Given data:
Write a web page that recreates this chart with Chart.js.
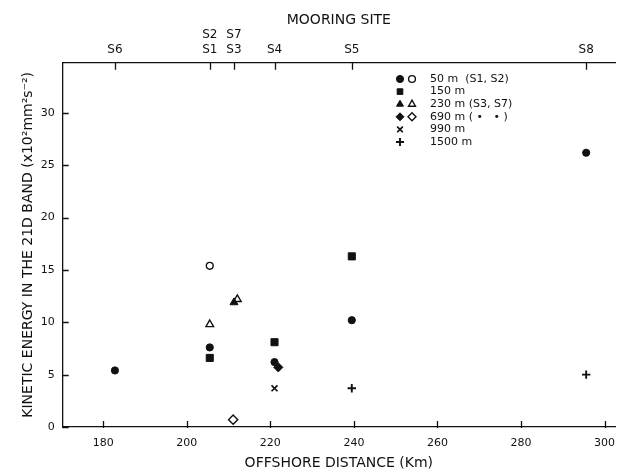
<!DOCTYPE html>
<html>
<head>
<meta charset="utf-8">
<title>Kinetic energy vs offshore distance</title>
<script src="https://cdn.jsdelivr.net/npm/chart.js"></script>
<style>
  html, body { margin: 0; padding: 0; background: #fff; }
  #wrap { width: 629px; height: 472px; }
</style>
</head>
<body>
<div id="wrap"><canvas id="keChart" width="629" height="472"></canvas></div>
<script>
// offshore distance (km) and kinetic energy (x10^2 mm^2 s^-2) per depth
var m50Km = [182.8, 205.5, 221.0, 239.5, 295.6];
var m50Ke = [5.4, 7.6, 6.2, 10.2, 26.2];
var m50OpenKm = [205.5];
var m50OpenKe = [15.4];
var m150Km = [205.5, 221.0, 239.5];
var m150Ke = [6.6, 8.1, 16.3];
var m230Km = [211.3];
var m230Ke = [11.9];
var m230OpenKm = [205.5, 212.1];
var m230OpenKe = [9.8, 12.2];
var m690Km = [221.9];
var m690Ke = [5.7];
var m690OpenKm = [211.1];
var m690OpenKe = [0.7];
var m990Km = [221.0];
var m990Ke = [3.7];
var m1500Km = [239.5, 295.6];
var m1500Ke = [3.7, 5.0];

// mooring sites along the top axis
var siteKm = [182.8, 205.5, 211.3, 221.0, 239.5, 295.6];
var siteLabels = [['S6'], ['S2', 'S1'], ['S7', 'S3'], ['S4'], ['S5'], ['S8']];

var xTicks = [180, 200, 220, 240, 260, 280, 300];
var yTicks = [0, 5, 10, 15, 20, 25, 30];

var legendLabels = ['50 m  (S1, S2)', '150 m', '230 m (S3, S7)', '690 m ( \u2022   \u2022 )', '990 m', '1500 m'];

var FONT = "'DejaVu Sans', sans-serif";
var INK = '#111';

function pts(xs, ys) {
  return xs.map(function(x, i) { return {x: x, y: ys[i]}; });
}

function series(xs, ys, style, radius, open) {
  return {
    data: pts(xs, ys),
    pointStyle: style,
    pointRadius: radius,
    pointHoverRadius: radius,
    pointBackgroundColor: open ? '#fff' : INK,
    pointBorderColor: INK,
    pointBorderWidth: open ? 1.4 : 1,
    showLine: false
  };
}

var ds = {
  c50: series(m50Km, m50Ke, 'circle', 3.6, false),
  c50o: series(m50OpenKm, m50OpenKe, 'circle', 3.4, true),
  s150: series(m150Km, m150Ke, 'rect', 5, false),
  t230: series(m230Km, m230Ke, 'triangle', 4.6, false),
  t230o: series(m230OpenKm, m230OpenKe, 'triangle', 4.4, true),
  d690: series(m690Km, m690Ke, 'rectRot', 4.6, false),
  d690o: series(m690OpenKm, m690OpenKe, 'rectRot', 4.6, true),
  x990: series(m990Km, m990Ke, 'crossRot', 4.2, false),
  p1500: series(m1500Km, m1500Ke, 'cross', 4.2, false)
};
ds.x990.pointBorderWidth = 1.7;
ds.p1500.pointBorderWidth = 1.9;

// two markers per row, so the legend is drawn by hand
var legendRows = [
  [ds.c50, ds.c50o],
  [ds.s150],
  [ds.t230, ds.t230o],
  [ds.d690, ds.d690o],
  [ds.x990],
  [ds.p1500]
];

var tickFont = {family: FONT, size: 11};

// inward tick marks and the drawn legend
var extras = {
  id: 'extras',
  afterDraw: function(chart) {
    var ctx = chart.ctx;
    var area = chart.chartArea;
    var sx = chart.scales.x, sy = chart.scales.y, st = chart.scales.x2;
    ctx.save();
    ctx.strokeStyle = INK;
    ctx.lineWidth = 1.3;
    ctx.beginPath();
    sx.ticks.forEach(function(t) {
      var px = Math.round(sx.getPixelForValue(t.value)) + 0.5;
      ctx.moveTo(px, area.bottom + 1);
      ctx.lineTo(px, area.bottom - 6);
    });
    st.ticks.forEach(function(t) {
      var px = Math.round(st.getPixelForValue(t.value)) + 0.5;
      ctx.moveTo(px, area.top);
      ctx.lineTo(px, area.top + 7);
    });
    sy.ticks.forEach(function(t) {
      var py = Math.round(sy.getPixelForValue(t.value)) + 0.5;
      ctx.moveTo(area.left, py);
      ctx.lineTo(area.left + 6, py);
    });
    ctx.stroke();

    var x0 = 400, rowY = 79, rowH = 12.6;
    ctx.font = '11px ' + FONT;
    ctx.textBaseline = 'middle';
    ctx.textAlign = 'left';
    legendRows.forEach(function(row, i) {
      var y = rowY + i * rowH;
      row.forEach(function(d, j) {
        ctx.fillStyle = d.pointBackgroundColor;
        ctx.strokeStyle = d.pointBorderColor;
        ctx.lineWidth = d.pointBorderWidth;
        Chart.helpers.drawPoint(ctx, {
          pointStyle: d.pointStyle,
          radius: Math.min(d.pointRadius, 4),
          rotation: 0,
          borderWidth: d.pointBorderWidth
        }, x0 + j * 12, y);
      });
      ctx.fillStyle = INK;
      ctx.fillText(legendLabels[i], x0 + 30, y);
    });
    ctx.restore();
  }
};

var chart = new Chart(document.getElementById('keChart'), {
  type: 'scatter',
  data: {
    datasets: [ds.c50, ds.c50o, ds.s150, ds.t230, ds.t230o, ds.d690, ds.d690o, ds.x990, ds.p1500]
  },
  options: {
    responsive: false,
    animation: false,
    layout: {padding: {left: 0, right: 14, top: 0, bottom: 0}},
    plugins: {legend: {display: false}, tooltip: {enabled: false}},
    scales: {
      x: {
        type: 'linear',
        position: 'bottom',
        min: 170.3,
        max: 302.5,
        afterBuildTicks: function(s) { s.ticks = xTicks.map(function(v) { return {value: v}; }); },
        afterFit: function(s) { s.height = 45; },
        grid: {drawOnChartArea: false, drawTicks: false},
        border: {color: INK, width: 1.3},
        ticks: {color: INK, font: tickFont, padding: 10},
        title: {display: true, text: 'OFFSHORE DISTANCE (Km)', color: INK,
                font: {family: FONT, size: 14}, padding: {top: 0, bottom: 0}}
      },
      x2: {
        type: 'linear',
        position: 'top',
        min: 170.3,
        max: 302.5,
        afterBuildTicks: function(s) { s.ticks = siteKm.map(function(v) { return {value: v}; }); },
        afterFit: function(s) { s.height = 62.7; },
        grid: {drawOnChartArea: false, drawTicks: false},
        border: {color: INK, width: 1.3},
        ticks: {
          color: INK,
          font: {family: FONT, size: 12},
          padding: 6,
          maxRotation: 0,
          autoSkip: false,
          callback: function(v, i) { return siteLabels[i]; }
        },
        title: {display: true, text: 'MOORING SITE', color: INK,
                font: {family: FONT, size: 14}, padding: {top: 12, bottom: 0}}
      },
      y: {
        type: 'linear',
        min: 0,
        max: 34.8,
        afterBuildTicks: function(s) { s.ticks = yTicks.map(function(v) { return {value: v}; }); },
        afterFit: function(s) { s.width = 62.7; },
        grid: {drawOnChartArea: false, drawTicks: false},
        border: {color: INK, width: 1.3},
        ticks: {color: INK, font: tickFont, padding: 8},
        title: {display: true, text: 'KINETIC ENERGY IN THE 21D BAND (x10\u00b2mm\u00b2s\u207b\u00b2)', color: INK,
                font: {family: FONT, size: 14}, padding: {top: 20, bottom: 0}}
      }
    }
  },
  plugins: [extras]
});
</script>
</body>
</html>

Problem to work on: Write out again exactly the lines from the start of the data above through the line containing "['S4'], ['S5'], ['S8']];", inclusive, excluding any pictures.

The output:
Write a web page that recreates this chart with Chart.js.
<!DOCTYPE html>
<html>
<head>
<meta charset="utf-8">
<title>Kinetic energy vs offshore distance</title>
<script src="https://cdn.jsdelivr.net/npm/chart.js"></script>
<style>
  html, body { margin: 0; padding: 0; background: #fff; }
  #wrap { width: 629px; height: 472px; }
</style>
</head>
<body>
<div id="wrap"><canvas id="keChart" width="629" height="472"></canvas></div>
<script>
// offshore distance (km) and kinetic energy (x10^2 mm^2 s^-2) per depth
var m50Km = [182.8, 205.5, 221.0, 239.5, 295.6];
var m50Ke = [5.4, 7.6, 6.2, 10.2, 26.2];
var m50OpenKm = [205.5];
var m50OpenKe = [15.4];
var m150Km = [205.5, 221.0, 239.5];
var m150Ke = [6.6, 8.1, 16.3];
var m230Km = [211.3];
var m230Ke = [11.9];
var m230OpenKm = [205.5, 212.1];
var m230OpenKe = [9.8, 12.2];
var m690Km = [221.9];
var m690Ke = [5.7];
var m690OpenKm = [211.1];
var m690OpenKe = [0.7];
var m990Km = [221.0];
var m990Ke = [3.7];
var m1500Km = [239.5, 295.6];
var m1500Ke = [3.7, 5.0];

// mooring sites along the top axis
var siteKm = [182.8, 205.5, 211.3, 221.0, 239.5, 295.6];
var siteLabels = [['S6'], ['S2', 'S1'], ['S7', 'S3'], ['S4'], ['S5'], ['S8']];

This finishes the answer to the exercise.